Loo Taas 1986
Loo Taas is a 15.2-metre-long red cedar ocean-going canoe commissioned for Vancouver’s Expo 86. She was designed by Bill Reid and built in Skidegate by a dedicated team of carvers led by Tucker (Robert) Brown over the winter of 1985/86. Her bow and stern feature a killer whale design created and painted by Haida artist Sharon Hitchcock (1951–2009). In response to Reid’s wish for her name to mean “Wave Eater,” Kaadaas gaah Kiiguwaay (Raven-Wolf Clan) matriarch Hazel Stevens established her Haida name from loo (wave) and taas (eat). Her story reaches back eight hundred years to when the 73-metre-tall tree that she was carved from began to grow in Haida Gwaii. The story of Loo Taas is still unfolding today as she continues to participate in important events in the Haida community.
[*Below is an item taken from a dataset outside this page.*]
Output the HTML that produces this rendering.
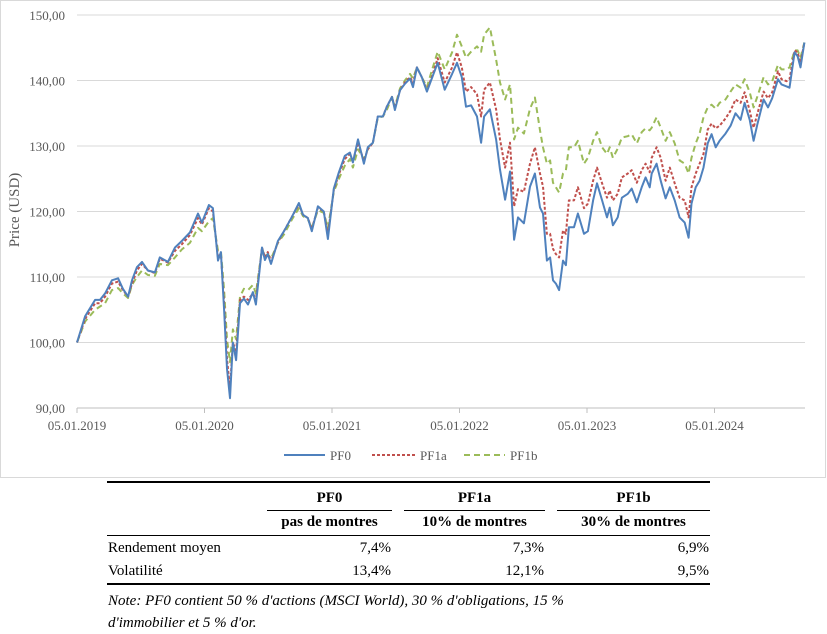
<!DOCTYPE html>
<html><head><meta charset="utf-8"><style>
body{margin:0;background:#fff;width:827px;height:626px;overflow:hidden;font-family:"Liberation Serif",serif;}
#wrap{position:relative;width:827px;height:626px;}
table{position:absolute;left:107px;top:481px;width:603px;border-collapse:collapse;font-size:15px;color:#000;table-layout:fixed;}
td{padding:0 1px;}
</style></head><body>
<div id="wrap">
<svg id="chart" width="827" height="480" style="position:absolute;left:0;top:0">
<rect x="0.5" y="0.5" width="825" height="477" fill="#fff" stroke="#d9d9d9"/>
<g id="grid"></g><g id="axes"></g><g id="series"></g>
<text transform="translate(19,210) rotate(-90)" text-anchor="middle" font-size="15" fill="#595959" font-family="Liberation Serif">Price (USD)</text>
<g font-size="13" fill="#595959" font-family="Liberation Serif">
<line x1="284" y1="455" x2="325" y2="455" stroke="#4F81BD" stroke-width="2"/><text x="330" y="460">PF0</text>
<line x1="372" y1="455" x2="415" y2="455" stroke="#C0504D" stroke-width="2" stroke-dasharray="3,2"/><text x="420" y="460">PF1a</text>
<line x1="464" y1="455" x2="505" y2="455" stroke="#9BBB59" stroke-width="2" stroke-dasharray="6,4"/><text x="510" y="460">PF1b</text>
</g>
</svg>
<table>
<colgroup><col style="width:160px"><col style="width:125px"><col style="width:12px"><col style="width:141px"><col style="width:12px"><col style="width:153px"></colgroup>
<tr style="border-top:2px solid #000"><td style="height:27px"></td><td style="text-align:center;font-weight:bold;border-bottom:1px solid #000;padding-top:4px">PF0</td><td></td><td style="text-align:center;font-weight:bold;border-bottom:1px solid #000;padding-top:4px">PF1a</td><td></td><td style="text-align:center;font-weight:bold;border-bottom:1px solid #000;padding-top:4px">PF1b</td></tr>
<tr style="border-bottom:1px solid #000"><td style="height:25px"></td><td style="text-align:center;font-weight:bold;white-space:nowrap">pas de montres</td><td></td><td style="text-align:center;font-weight:bold;white-space:nowrap">10% de montres</td><td></td><td style="text-align:center;font-weight:bold;white-space:nowrap">30% de montres</td></tr>
<tr><td style="height:24px;white-space:nowrap">Rendement moyen</td><td style="text-align:right">7,4%</td><td></td><td style="text-align:right">7,3%</td><td></td><td style="text-align:right">6,9%</td></tr>
<tr style="border-bottom:2px solid #000"><td style="height:23px">Volatilité</td><td style="text-align:right">13,4%</td><td></td><td style="text-align:right">12,1%</td><td></td><td style="text-align:right">9,5%</td></tr>
<tr><td colspan="6" style="font-style:italic;line-height:22px;padding-top:5px">Note: PF0 contient 50 % d'actions (MSCI World), 30 % d'obligations, 15 %<br>d'immobilier et 5 % d'or.</td></tr>
</table>
</div>
<script>
const weeks=[0,3.3,7.4,9.4,11.5,14.3,16.8,18.8,20.9,22.5,24.5,26.6,29,31.9,33.9,37.2,40.1,42.9,46.2,49.5,51.1,54,55.6,57.7,58.9,60.2,61.4,62.6,63.8,65.1,66.7,68.3,70,72,73.2,75.7,76.9,78.1,79.4,82.2,84.7,88,90.8,92.5,94.5,96.1,98.6,101,102.7,105.1,107.2,109.6,111.7,112.9,115,117.4,119,121.1,123.1,125.2,126.8,128.9,130.1,132.2,134.2,136.3,137.5,139.1,141.1,143.2,145.2,147.6,150.5,153.5,155.5,157.5,159.2,161.3,163.7,165.4,166.6,169,171.5,173.1,175.2,177.2,178.9,180.5,182.9,185.4,187.4,189.5,190.7,192.3,193.6,194.8,196,197.3,198.9,200.1,201.3,203.4,205,207.5,209.1,211.2,212.8,214.9,216.9,218,219.3,221.3,223,225.4,227,229.1,231.1,232.7,234.4,235.2,237.2,238.9,240.9,242.6,244.6,246.6,248.7,250.3,251.5,253.2,254.8,256.4,258.1,259.7,261.4,263,265.4,267.5,269.5,271.6,273.2,275.3,276.9,278.5,281,282.8,284.5,286.9,288.3,290.4,291.6,293.7,294.9,296.1,297.7];
const pf0=[100,104,106.5,106.5,107.5,109.5,109.8,108.2,107,109.5,111.5,112.3,111,110.7,113,112.3,114.5,115.5,116.8,119.7,118.3,121,120.5,112.5,113.8,105,96,91.5,100,97.3,106,106.7,105.8,107.7,105.8,114.5,112.6,113.5,112,115.5,117,119.2,121.3,119.5,119,117,120.8,120,115.8,123.5,126,128.5,129,127.5,131,127.3,129.8,130.5,134.5,134.5,136,137.5,135.5,138.5,139.5,140.3,139,142,140.5,138.3,140.3,142.7,138.6,141,142.7,140.5,136,136.2,134.5,130.5,134.5,135.6,131,126.4,121.8,126.1,115.7,119.1,118.2,123.8,125.8,120.6,119.7,112.5,113,109.5,109,108,112.5,111.8,117.6,117.6,119.7,116.6,117,121.7,124.3,121.7,119.1,120.6,117.9,119.1,122.1,122.7,123.5,121.4,123.7,125.2,123.7,125.8,127.3,124.7,122,123.7,121.7,119.1,118.3,116,121.2,123.7,124.7,126.7,130.4,131.8,129.8,130.8,131.9,133.1,135,134,136.6,134,130.8,133.4,137.1,135.9,137.3,140.2,139.4,139.1,138.9,144.3,143.7,142,145.8];
const pf1a=[100,103.6,106,106,107,109,109.3,108,107,109,111,112,111,110.6,112.8,112.2,114,115,116.4,119,118,120.5,120,113,113.5,106,97.5,93,100,98.5,106.5,107,106.5,107.5,106.5,114.5,113,113.8,112.3,115.3,117,119.2,121.1,119.5,119,117.3,120.6,120,116.5,123.3,125.7,128,128.8,127.7,130.5,127.7,129.5,130.5,134.5,134.5,136,137.5,135.8,138.5,139.7,140.5,139.6,142,140.5,138.5,140.5,143.4,139.7,142,144.3,142,138.3,139,137.9,134.5,138.6,139.7,135.6,131,126.7,130.5,120.8,123.4,123,127.3,129.8,125.8,123.8,116.6,116.6,114.3,113.5,113,117.1,116.6,121.7,121.7,123.7,120.5,121.2,124.7,126.7,124.3,122.1,123.2,121.7,122.7,125.2,125.8,126.3,124.4,126.3,127.3,126,128.2,129.8,128.2,124.7,126.7,124.3,122.1,121.7,119.1,123.7,125.8,127.3,128.8,132.5,133.4,132.7,133.1,134.2,135.4,137.1,136.6,138.2,135.4,132.8,135,138.3,137.3,138.2,141.4,140.2,139.9,140.2,144.6,144.3,142.7,145.8];
const pf1b=[100,103.2,105,105.5,106,108,108.3,107.5,106.8,108.8,110,111,110.3,110.2,112,111.8,113,114.2,115.2,117.5,117,118.5,119,114,114,108,100.5,97,102,100.5,107,108.2,108,108.8,107.5,114.3,113.2,113.5,112.8,115.2,116.5,118.8,120.5,119.3,118.8,117.5,120.2,119.8,117.5,123,125,127,128,126.7,129.5,128,129.5,130.5,134.3,134.5,135.5,137.5,136,138.8,140,141,140.3,142,140.5,139,141.5,144.4,141.7,144.3,147,145.2,143.5,144.4,145.2,144.4,147,148.1,143.2,139.7,137.1,139.4,131,132.8,131.9,135.7,137.4,132.4,129.8,127.3,127.8,124.4,123.7,122.9,125.8,126.3,129.8,129.8,130.8,127.3,128.2,130.8,132.1,129.8,128.8,129.8,128.2,129.6,131.3,131.5,131.8,130.4,132.1,132.7,132.4,132.8,134.4,132.8,130.8,132.1,130.4,127.8,127.3,125.8,128.2,130.4,131.9,134.4,135.9,136.3,135.7,136.6,137.1,138.3,139.4,138.9,140.2,138.2,135.9,137.6,140.5,139.4,139.9,142.4,141.7,141.7,142,144.6,144.6,143.5,145.8];
const yTicks=[90,100,110,120,130,140,150];
const yTickLabels=["90,00","100,00","110,00","120,00","130,00","140,00","150,00"];
const xTicks=[0,52.18,104.36,156.54,208.72,260.9];
const xTickLabels=["05.01.2019","05.01.2020","05.01.2021","05.01.2022","05.01.2023","05.01.2024"];

const NS="http://www.w3.org/2000/svg";
const X0=77,PXW=127.5/52.18,Y0=408,PXV=393/60;
function xs(w){return X0+w*PXW;}
function ys(v){return Y0-(v-90)*PXV;}
const grid=document.getElementById('grid'),axes=document.getElementById('axes'),ser=document.getElementById('series');
yTicks.forEach((v,i)=>{
 const l=document.createElementNS(NS,'line');
 
 
 l.setAttribute('x1',X0);l.setAttribute('x2',805);l.setAttribute('y1',ys(v));l.setAttribute('y2',ys(v));
 l.setAttribute('stroke',i===0?'#bfbfbf':'#d9d9d9');l.setAttribute('stroke-width','1');
 grid.appendChild(l);
 const t=document.createElementNS(NS,'text');
 
 
 t.setAttribute('x',65);t.setAttribute('y',ys(v)+5);t.setAttribute('text-anchor','end');
 t.setAttribute('font-size','13');t.setAttribute('fill','#595959');t.setAttribute('font-family','Liberation Serif');
 t.textContent=yTickLabels[i];axes.appendChild(t);
});
xTicks.forEach((w,i)=>{
 const l=document.createElementNS(NS,'line');
 
 
 l.setAttribute('x1',xs(w));l.setAttribute('x2',xs(w));l.setAttribute('y1',Y0);l.setAttribute('y2',Y0+5);
 l.setAttribute('stroke','#bfbfbf');axes.appendChild(l);
 const t=document.createElementNS(NS,'text');
 
 
 t.setAttribute('x',xs(w));t.setAttribute('y',430);t.setAttribute('text-anchor','middle');
 t.setAttribute('font-size','13');t.setAttribute('fill','#595959');t.setAttribute('font-family','Liberation Serif');
 t.textContent=xTickLabels[i];axes.appendChild(t);
});
function draw(vals,color,dash,name){
 const p=document.createElementNS(NS,'polyline');
 
 
 p.setAttribute('points',vals.map((v,i)=>xs(weeks[i]).toFixed(1)+','+ys(v).toFixed(1)).join(' '));
 p.setAttribute('fill','none');p.setAttribute('stroke',color);p.setAttribute('stroke-width','2');
 p.setAttribute('stroke-linejoin','round');
 if(dash)p.setAttribute('stroke-dasharray',dash);
 ser.appendChild(p);
}
draw(pf1b,'#9BBB59','6,4','series-pf1b');
draw(pf1a,'#C0504D','3,2','series-pf1a');
draw(pf0,'#4F81BD',null,'series-pf0');
</script>
</body></html>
Reid’s interest in canoe making was sparked by seeing a nineteenth-century Northwest Coast canoe painted by Daxhiigang (Charles Edenshaw,1839–1920) in storage at the National Museum of Man (now the Canadian Museum of History) when it was located in Ottawa. Inspired to learn more, he studied other examples and read books, gathering insight into this art form that for centuries had been at the heart of Haida culture but to him was still an enigma. Soon he began making a canoe himself in order to gain first-hand experience with the traditional processes and methods. In the early 1980s Reid started working with Haida carver Guujaaw (b.1953) and Kwakwaka’wakw carver Simon Dick (b.1951) to build a 7.5-metre inshore canoe. Shortly after came Loo Taas.
Loo Taas has a remarkable story. Community Elder and Haida activist GwaaGanad (Diane Brown) remembers: “It was really exciting. No one had made a big canoe in Skidegate in over 100 years. The day they steamed her open, the whole village came out.” Following her duties at Expo 86, Loo Taas was paddled back up the coast from Vancouver, following traditional trade routes and visiting many villages along the way. Each landing garnered a “royal welcome” that brought whole villages out to greet her and precipitated celebratory feasts. Segments of the journey were turbulent, but Loo Taas proved unfailingly seaworthy. Mysteriously, her homecoming to a “big knock-down” celebration in Skidegate aligned precisely with the Haida victory in the impassioned movement to protect the forests of Gwaii Haanas. In 1989 she was shipped to Rouen, France, and paddled by a delegation of Haida up the Seine River to be exhibited at the Musée de l’homme in Paris. And in 1998 she fulfilled Reid’s wish to carry his ashes to his final resting place: his grandmother’s once-populated Haida Gwaii village of T’aanuu. Still she goes on.
Reid began his career believing that the social patterns that were necessary to produce great Haida art were irretrievably lost to the past. Loo Taas gifted him the opportunity to witness the contrary. Every step of making and using her asked her people to know again who they are and to enact in the present the knowledge and ways of their ancestors. As Reid proclaimed, “Western art starts with the figure—West Coast Indian art starts with the canoe.” Together with his Haida relations, he called forth and brought to life an animate component of Haida culture critical to the ongoing health and beauty of Haida society. Like a prayerful poem, she was conjured by Reid, but her coming into being had in mind those who truly needed her.